= Al Hamdan =

Druze clan in southeastern Syria

Al Hamdan (آل حمدان) is a Druze clan based in Jabal al-Druze, a mountainous region in southeastern Syria. They were among the earliest Druze settlers in Jabal Hawran and were the dominant local force in that region between their establishment there in 1711 and circa 1860, when the al-Atrash clan became the prominent Druze power.

==History==
===Rule in Jabal Hawran===
The Al Hamdan claim descent from the Hamdanids (Banu Hamdan), an Arab dynasty that governed much of northern Syria during Fatimid rule in the 10th century. This claim is accepted by 20th-century French historian N. Bouron and Druze historian A. Najjar. However, Druzite historian Kais Firro views the claim of Hamdanid descent as skeptical and believes the Al Hamdan invented and spread it to boost their legitimacy as leaders of the Druze community, which generally held great respect for noble genealogy. According to Al Hamdan tradition, members of the family adopted the Druze faith during the Fatimid era, and migrated to Mount Lebanon during the Fatimid decline in Syria. However, early Druze chronicles do not mention conversion to the Druze religion among any members of the Hamdanid dynasty. In Mount Lebanon, the Al Hamdan were based in the village of Kafra.

Following the 1711 Battle of Ain Dara between the rival Qaysi and Yamani factions of the Druze, in which the Yamani were routed, the latter faction began a mass exodus to the Hawran from Mount Lebanon. The Al Hamdan were part of this migration. At the time of the migration, a small Druze community was present in Hawran and led by the Alam al-Dins, a Yamani princely family from Mount Lebanon.
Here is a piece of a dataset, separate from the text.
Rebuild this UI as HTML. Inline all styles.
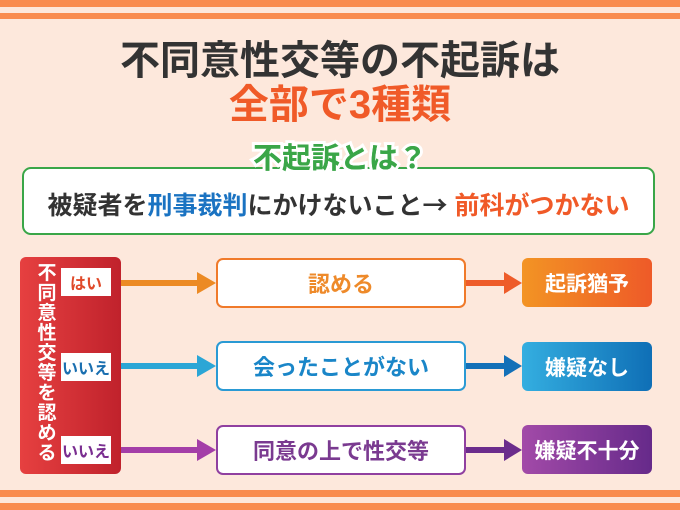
<!DOCTYPE html>
<html><head><meta charset="utf-8"><style>
body{margin:0;width:680px;height:510px;background:#fde8dc;position:relative;overflow:hidden;font-family:"Liberation Sans","Noto Sans CJK JP",sans-serif;font-weight:bold}
.a{position:absolute}
.st{left:0;width:680px;background:#f98c4f}
.c{display:flex;align-items:center;justify-content:center}
.mid{left:216px;width:246px;height:46px;background:#fff;border:2px solid;border-radius:7px;font-size:22px}
.res{left:522px;width:130px;height:49px;border-radius:6px;color:#fff;font-size:21px}
.lab{left:61px;width:50px;height:28px;background:#fff;font-size:16px}
</style></head><body>
<div class="a st" style="top:0;height:7px"></div>
<div class="a st" style="top:13px;height:6px"></div>
<div class="a st" style="top:490px;height:7px"></div>
<div class="a st" style="top:503px;height:7px"></div>
<div class="a" style="left:0;width:680px;top:37px;text-align:center;font-size:40px;color:#333;line-height:48px">不同意性交等の不起訴は</div>
<div class="a" style="left:0;width:680px;top:81px;text-align:center;font-size:40px;color:#f05a28;line-height:48px">全部で3種類</div>
<div class="a c" style="left:22px;top:167px;width:633px;height:68px;border:2px solid #3aa648;border-radius:9px;background:#fff;font-size:25px;color:#333;padding-top:6px;box-sizing:border-box;white-space:nowrap">被疑者を<span style="color:#1a73c2">刑事裁判</span>にかけないこと<span style="font-family:'Noto Sans CJK JP',sans-serif">→</span>&nbsp;<span style="color:#f05a28">前科がつかない</span></div>
<div class="a" style="left:0;width:680px;top:141px;text-align:center;font-size:29px;color:#3aa648;line-height:36px;-webkit-text-stroke:6px #fff;paint-order:stroke fill">不起訴とは？</div>
<div class="a" style="left:0;width:680px;top:141px;text-align:center;font-size:29px;color:#3aa648;line-height:36px">不起訴とは？</div>
<div class="a" style="left:20px;top:257px;width:101px;height:217px;border-radius:6px;background:linear-gradient(90deg,#e64040,#c0222c)"></div>
<div class="a" style="left:36px;top:264px;width:22px;font-size:19px;line-height:20px;color:#fff;text-align:center">不同意性交等を認める</div>
<div class="a c lab" style="top:268px;color:#e04a2a">はい</div>
<div class="a c lab" style="top:353px;color:#1a6fb0">いいえ</div>
<div class="a c lab" style="top:436px;color:#7a2e90">いいえ</div>
<svg class="a" style="left:0;top:0" width="680" height="510">
<path d="M197 272L216 283L197 294Z" fill="#ec8a24"/>
<path d="M197 355L216 366L197 377Z" fill="#2ba6d6"/>
<path d="M197 439L216 450L197 461Z" fill="#a43ea8"/>
<path d="M504 272L522 283L504 294Z" fill="#ee5c2a"/>
<path d="M504 355L522 366L504 377Z" fill="#1370b8"/>
<path d="M504 439L522 450L504 461Z" fill="#6b2c8c"/>
<rect x="121" y="280" width="80" height="6" fill="#ec8a24"/>
<rect x="121" y="363" width="80" height="6" fill="#2ba6d6"/>
<rect x="121" y="447" width="80" height="6" fill="#a43ea8"/>
<rect x="466" y="280" width="42" height="6" fill="#ee5c2a"/>
<rect x="466" y="363" width="42" height="6" fill="#1370b8"/>
<rect x="466" y="447" width="42" height="6" fill="#6b2c8c"/>
</svg>
<div class="a c mid" style="top:258px;border-color:#f07a2a;color:#ee8a2a">認める</div>
<div class="a c mid" style="top:341px;border-color:#2a9ad4;color:#1a86c8">会ったことがない</div>
<div class="a c mid" style="top:425px;border-color:#9040a0;color:#7a3a90">同意の上で性交等</div>
<div class="a c res" style="top:258px;background:linear-gradient(90deg,#f39424,#ee5a28)">起訴猶予</div>
<div class="a c res" style="top:342px;background:linear-gradient(90deg,#34aee0,#0f6fb6)">嫌疑なし</div>
<div class="a c res" style="top:425px;background:linear-gradient(90deg,#a24aa8,#662a8a)">嫌疑不十分</div>
</body></html>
When the Alam al-Dins returned to Mount Lebanon to fight alongside his Yamani kinsmen in 1711, leadership of the Hawran Druze passed to the Al Hamdan. The clan was headquartered in the village of Najran, situated at the western edge of the Lejah plain, and also controlled five villages in the vicinity. The Al Hamdan's ancestral village of Kafra was destroyed in a snowstorm in the early 18th century, prompting its inhabitants to join the Al Hamdan in Hawran. The Al Hamdan continued to have branches in the Gharb district of Mount Lebanon and in the Galilee. Khalil al-Hamdan, a member of the family from the Galilee moved to Hawran and strengthened the rule of his kinsman Hamdan al-Hamdan.

During the 1837–1838 Druze revolt against Ibrahim Pasha of Egypt, the governor of Syria, the Druze were led by Yahya al-Hamdan, who was the leading chieftain of Jabal Hawran. Between 1852 and 1857, Isma'il al-Atrash, a Druze chieftain based in al-Qurayya, became the virtual military chief of the Jabal Hawran Druze at the expense of Al Hamdan's authority. Ismail's rise and rivalry with the Al Hamdan divided the Druze into two factions, with most of the long-established Druze families backing the Al Hamdan and the newer migrants supporting Bani al-Atrash. The preeminent sheikh of the Al Hamdan at the time was Wakid al-Hamdan. In 1856, the sheikhs of the Bani Amer, Abu Fakhr, Abu Assaf, Al Hanaydi and Al Azzam clans petitioned the Ottoman governor of Damascus to appoint Wakil as "first sheikh" of Jabal Hawran in their bid to stem al-Atrash power. The following year, Isma'il al-Atrash captured the Al Hamdan's secondary village, Ira, and drove out its sheikh Hazza al-Hamdan, Wakid's brother.

===Decline===
By 1860, the Al Hamdan lost their position of power in Jabal Hawran and became largely dependent on the more powerful Bani Amer. By 1862, the Al Hamdan had lost Qanawat, which no longer came under any one particular family's rule, but rather served as the headquarters of the Druze shaykh al-aql (religious leader), Sheikh Husayn al-Hajari. To make up for losing Qanawat, the Al Hamdan captured the villages of Aslihah in the Hawran plain and Masad south of Sweida. The Al Hamdan controlled five villages in Jabal Hawran in 1868. The clan sided with the Bedouin Sulut tribe in their war against Isma'il al-Atrash that year.